TO DO: Print, exactly as they stand, the lines from the start of the listing to the line containing "ax.tick_params(axis='y', length=8, width=1.5, pad=17)", inclusive.

DATA SHOWN:
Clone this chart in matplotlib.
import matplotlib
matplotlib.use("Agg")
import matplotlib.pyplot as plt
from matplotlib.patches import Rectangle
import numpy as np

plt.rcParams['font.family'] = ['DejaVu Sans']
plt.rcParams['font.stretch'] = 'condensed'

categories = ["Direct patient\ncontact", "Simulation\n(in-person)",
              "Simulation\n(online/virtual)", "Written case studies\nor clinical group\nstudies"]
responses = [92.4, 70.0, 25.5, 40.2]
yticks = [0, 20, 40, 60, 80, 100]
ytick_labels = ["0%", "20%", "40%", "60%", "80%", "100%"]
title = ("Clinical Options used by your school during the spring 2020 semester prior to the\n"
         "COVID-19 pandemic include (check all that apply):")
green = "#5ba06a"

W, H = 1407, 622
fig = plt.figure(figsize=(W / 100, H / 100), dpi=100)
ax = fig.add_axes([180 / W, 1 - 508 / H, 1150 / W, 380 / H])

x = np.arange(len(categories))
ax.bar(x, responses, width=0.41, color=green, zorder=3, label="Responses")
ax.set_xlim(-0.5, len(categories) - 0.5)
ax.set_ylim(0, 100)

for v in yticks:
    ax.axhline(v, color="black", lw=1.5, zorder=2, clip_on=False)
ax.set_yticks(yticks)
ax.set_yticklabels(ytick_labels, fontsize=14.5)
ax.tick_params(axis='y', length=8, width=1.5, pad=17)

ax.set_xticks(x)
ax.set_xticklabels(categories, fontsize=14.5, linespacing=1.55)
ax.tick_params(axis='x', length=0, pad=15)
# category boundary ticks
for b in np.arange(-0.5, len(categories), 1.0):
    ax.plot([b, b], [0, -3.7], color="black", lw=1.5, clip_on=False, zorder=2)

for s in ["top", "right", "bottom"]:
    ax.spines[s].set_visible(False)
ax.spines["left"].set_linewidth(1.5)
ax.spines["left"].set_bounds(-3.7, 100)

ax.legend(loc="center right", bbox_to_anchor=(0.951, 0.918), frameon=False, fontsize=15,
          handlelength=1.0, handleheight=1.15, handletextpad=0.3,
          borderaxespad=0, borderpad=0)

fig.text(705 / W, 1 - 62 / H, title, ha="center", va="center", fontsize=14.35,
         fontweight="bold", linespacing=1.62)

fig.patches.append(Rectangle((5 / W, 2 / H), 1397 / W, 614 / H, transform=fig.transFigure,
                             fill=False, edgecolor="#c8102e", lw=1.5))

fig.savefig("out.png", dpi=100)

COMPLETED TASK:
Clone this chart in matplotlib.
import matplotlib
matplotlib.use("Agg")
import matplotlib.pyplot as plt
from matplotlib.patches import Rectangle
import numpy as np

plt.rcParams['font.family'] = ['DejaVu Sans']
plt.rcParams['font.stretch'] = 'condensed'

categories = ["Direct patient\ncontact", "Simulation\n(in-person)",
              "Simulation\n(online/virtual)", "Written case studies\nor clinical group\nstudies"]
responses = [92.4, 70.0, 25.5, 40.2]
yticks = [0, 20, 40, 60, 80, 100]
ytick_labels = ["0%", "20%", "40%", "60%", "80%", "100%"]
title = ("Clinical Options used by your school during the spring 2020 semester prior to the\n"
         "COVID-19 pandemic include (check all that apply):")
green = "#5ba06a"

W, H = 1407, 622
fig = plt.figure(figsize=(W / 100, H / 100), dpi=100)
ax = fig.add_axes([180 / W, 1 - 508 / H, 1150 / W, 380 / H])

x = np.arange(len(categories))
ax.bar(x, responses, width=0.41, color=green, zorder=3, label="Responses")
ax.set_xlim(-0.5, len(categories) - 0.5)
ax.set_ylim(0, 100)

for v in yticks:
    ax.axhline(v, color="black", lw=1.5, zorder=2, clip_on=False)
ax.set_yticks(yticks)
ax.set_yticklabels(ytick_labels, fontsize=14.5)
ax.tick_params(axis='y', length=8, width=1.5, pad=17)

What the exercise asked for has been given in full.